Le spectacle se prolongeait ainsi à perte de vue, en amont et en aval. Et il semblait voir couler côte à côte deux fleuves distincts : sur la droite, un fleuve vivant, tout d’argent ; sur la gauche, un fleuve mort, tout d’encre, à grandes vagues noires et immobiles.
Aux hautes eaux seulement, le passage de Sotouba devient navigable. Le Niger couvre le chaos de roches, mais, au lieu d’un rapide étroit, il forme un rapide énorme, de navigation dangereuse. La violence du courant est telle, qu’une pirogue partie de Bammakou atteint, en trois heures à peine, Toulimandio distant de 45 kilomètres.
À Toulimandio le fleuve reprend des allures normales. Nous avons installé là un petit port où viennent s’embarquer les voyageurs et les vivres à destination du nord du Soudan.

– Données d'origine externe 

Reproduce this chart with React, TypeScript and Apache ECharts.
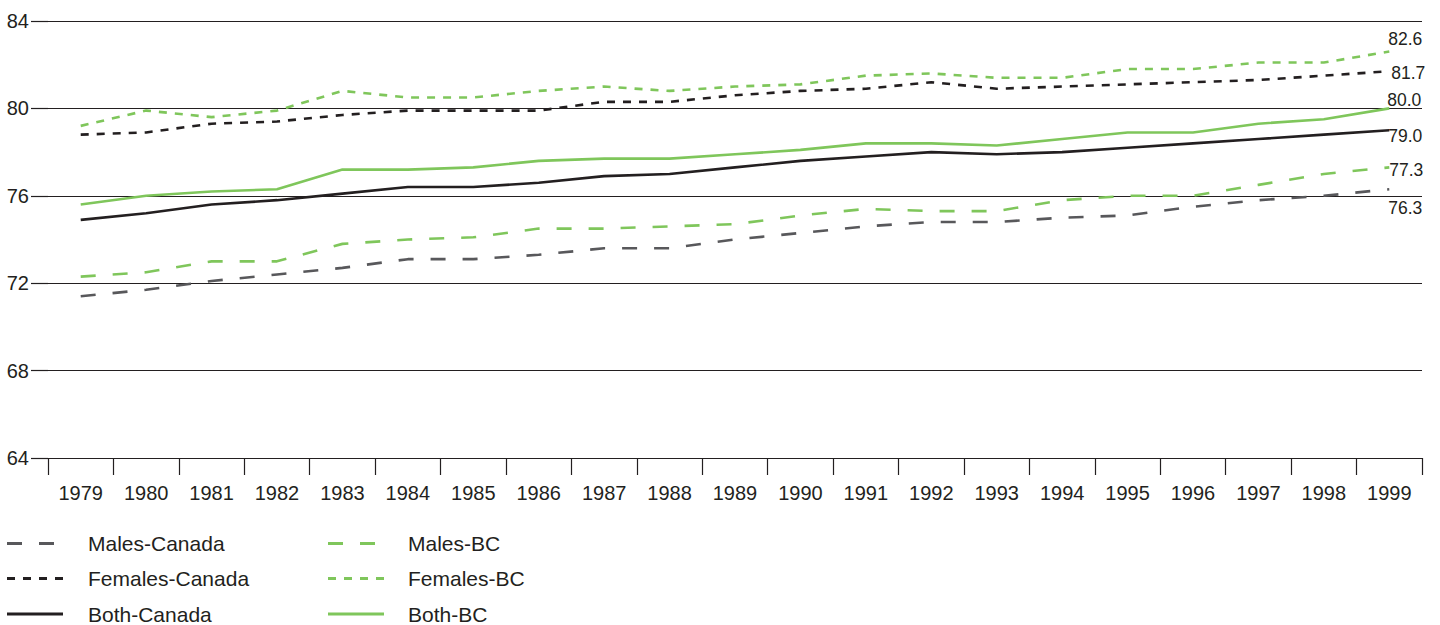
import React, { useEffect, useRef } from "react";
import * as echarts from "echarts";

const years = ["1979", "1980", "1981", "1982", "1983", "1984", "1985", "1986", "1987", "1988", "1989", "1990", "1991", "1992", "1993", "1994", "1995", "1996", "1997", "1998", "1999"];

const malesCanada = [71.4, 71.7, 72.1, 72.4, 72.7, 73.1, 73.1, 73.3, 73.6, 73.6, 74.0, 74.3, 74.6, 74.8, 74.8, 75.0, 75.1, 75.5, 75.8, 76.0, 76.3];
const femalesCanada = [78.8, 78.9, 79.3, 79.4, 79.7, 79.9, 79.9, 79.9, 80.3, 80.3, 80.6, 80.8, 80.9, 81.2, 80.9, 81.0, 81.1, 81.2, 81.3, 81.5, 81.7];
const bothCanada = [74.9, 75.2, 75.6, 75.8, 76.1, 76.4, 76.4, 76.6, 76.9, 77.0, 77.3, 77.6, 77.8, 78.0, 77.9, 78.0, 78.2, 78.4, 78.6, 78.8, 79.0];
const malesBC = [72.3, 72.5, 73.0, 73.0, 73.8, 74.0, 74.1, 74.5, 74.5, 74.6, 74.7, 75.1, 75.4, 75.3, 75.3, 75.8, 76.0, 76.0, 76.5, 77.0, 77.3];
const femalesBC = [79.2, 79.9, 79.6, 79.9, 80.8, 80.5, 80.5, 80.8, 81.0, 80.8, 81.0, 81.1, 81.5, 81.6, 81.4, 81.4, 81.8, 81.8, 82.1, 82.1, 82.6];
const bothBC = [75.6, 76.0, 76.2, 76.3, 77.2, 77.2, 77.3, 77.6, 77.7, 77.7, 77.9, 78.1, 78.4, 78.4, 78.3, 78.6, 78.9, 78.9, 79.3, 79.5, 80.0];

const yMin = 64;
const yMax = 84;
const yInterval = 4;

const canadaNames = ["Males-Canada", "Females-Canada", "Both-Canada"];
const bcNames = ["Males-BC", "Females-BC", "Both-BC"];

const INK = "#231f20";
const GRAY = "#58585b";
const GREEN = "#7fc65b";
const FONT = "'Liberation Sans', Arial, Helvetica, sans-serif";

const DASH_MALE = [15, 17];
const DASH_FEMALE = [8, 8];

function makeSeries(name: string, data: number[], color: string, dash: any, offset: [number, number]) {
  return {
    name,
    type: "line",
    data,
    symbol: "none",
    smooth: false,
    lineStyle: { color, width: 2.6, type: dash },
    itemStyle: { color },
    endLabel: {
      show: true,
      distance: 0,
      offset,
      color: INK,
      fontFamily: FONT,
      fontSize: 17.5,
      formatter: (p: any) => Number(p.value).toFixed(1),
    },
  };
}

function legendItem(name: string, color: string, dash: number[] | null, x: number, len: number, y: number) {
  return [
    {
      type: "line",
      shape: { x1: x, y1: y, x2: x + len, y2: y },
      style: { stroke: color, lineWidth: 3, lineDash: dash || undefined },
      silent: true,
    },
    {
      type: "text",
      x: x + 81,
      y,
      style: { text: name, fill: INK, font: `21px ${FONT}`, textVerticalAlign: "middle", textAlign: "left" },
      silent: true,
    },
  ];
}

export default function App() {
  const ref = useRef<HTMLDivElement>(null);
  useEffect(() => {
    if (!ref.current) return;
    const chart = echarts.init(ref.current, undefined, { renderer: "svg" });
    const rows = [543.5, 578.5, 614];
    const graphics: any[] = [
      ...legendItem(canadaNames[0], GRAY, DASH_MALE, 7, 48, rows[0]),
      ...legendItem(canadaNames[1], INK, DASH_FEMALE, 7, 56, rows[1]),
      ...legendItem(canadaNames[2], INK, null, 7, 56, rows[2]),
      ...legendItem(bcNames[0], GREEN, DASH_MALE, 328, 48, rows[0]).map((g: any) => (g.type === "text" ? { ...g, x: 408 } : g)),
      ...legendItem(bcNames[1], GREEN, DASH_FEMALE, 328, 56, rows[1]).map((g: any) => (g.type === "text" ? { ...g, x: 408 } : g)),
      ...legendItem(bcNames[2], GREEN, null, 328, 56, rows[2]).map((g: any) => (g.type === "text" ? { ...g, x: 408 } : g)),
    ];
    chart.setOption({
      animation: false,
      backgroundColor: "#ffffff",
      textStyle: { fontFamily: FONT },
      grid: { left: 48, right: 18, top: 21, bottom: 167, containLabel: false },
      graphic: graphics,
      xAxis: {
        type: "category",
        data: years,
        boundaryGap: true,
        axisLine: { show: true, lineStyle: { color: INK, width: 1.2 } },
        axisTick: { show: true, length: 17, lineStyle: { color: INK, width: 1.2 } },
        axisLabel: { color: INK, fontSize: 20, fontFamily: FONT, margin: 25, interval: 0 },
        splitLine: { show: false },
      },
      yAxis: {
        type: "value",
        min: yMin,
        max: yMax,
        interval: yInterval,
        axisLine: { show: false },
        axisTick: { show: true, length: 17, lineStyle: { color: INK, width: 1.2 } },
        axisLabel: { color: INK, fontSize: 20, fontFamily: FONT, margin: 19 },
        splitLine: { show: true, lineStyle: { color: INK, width: 1.2 } },
      },
      series: [
        makeSeries("Males-Canada", malesCanada, GRAY, DASH_MALE, [-1, 19]),
        makeSeries("Females-Canada", femalesCanada, INK, DASH_FEMALE, [2, 2]),
        makeSeries("Both-Canada", bothCanada, INK, "solid", [-1, 5.5]),
        makeSeries("Males-BC", malesBC, GREEN, DASH_MALE, [0, 2.6]),
        makeSeries("Females-BC", femalesBC, GREEN, DASH_FEMALE, [-1, -12.4]),
        makeSeries("Both-BC", bothBC, GREEN, "solid", [-2, -8]),
      ],
    });
    return () => chart.dispose();
  }, []);
  return <div ref={ref} style={{ position: "absolute", left: 0, top: 0, width: 1440, height: 625 }} />;
}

C’est la tête de ligne de la route de Tombouctou.
Point de fort, ni de meurtrières, ni de garnison ; simplement une habitation de lignes vaguement européennes, construite en pisé et en chaume comme une demeure indigène. Sur le toit flotte le drapeau tricolore, et sous le toit vivent un brigadier d’artillerie et un canonnier.
Ils me rappellent tout à fait les deux sapeurs de Dioubéba. Au lieu de s’occuper de rails et de wagons, et de jouer au chef de gare, les deux artilleurs font respectivement fonction d’amiral et de vice-amiral, et commandent la flottille des chalands de transport. Mais leur contentement égale celui de leurs camarades du Bakoy. Ils se sont entourés de singes, de pintades, de poules et ont remplacé l’hippopotame rose de Dioubéba par un petit caïman qui, lui, m’a semblé n’avoir aucune disposition pour l’apprivoisement : il n’aurait fait qu’une bouchée de la main qui se serait avisée de le caresser. Aussi lui a-t-on passé une forte corde entre les deux pattes et le tient-on à l’attache comme un chien.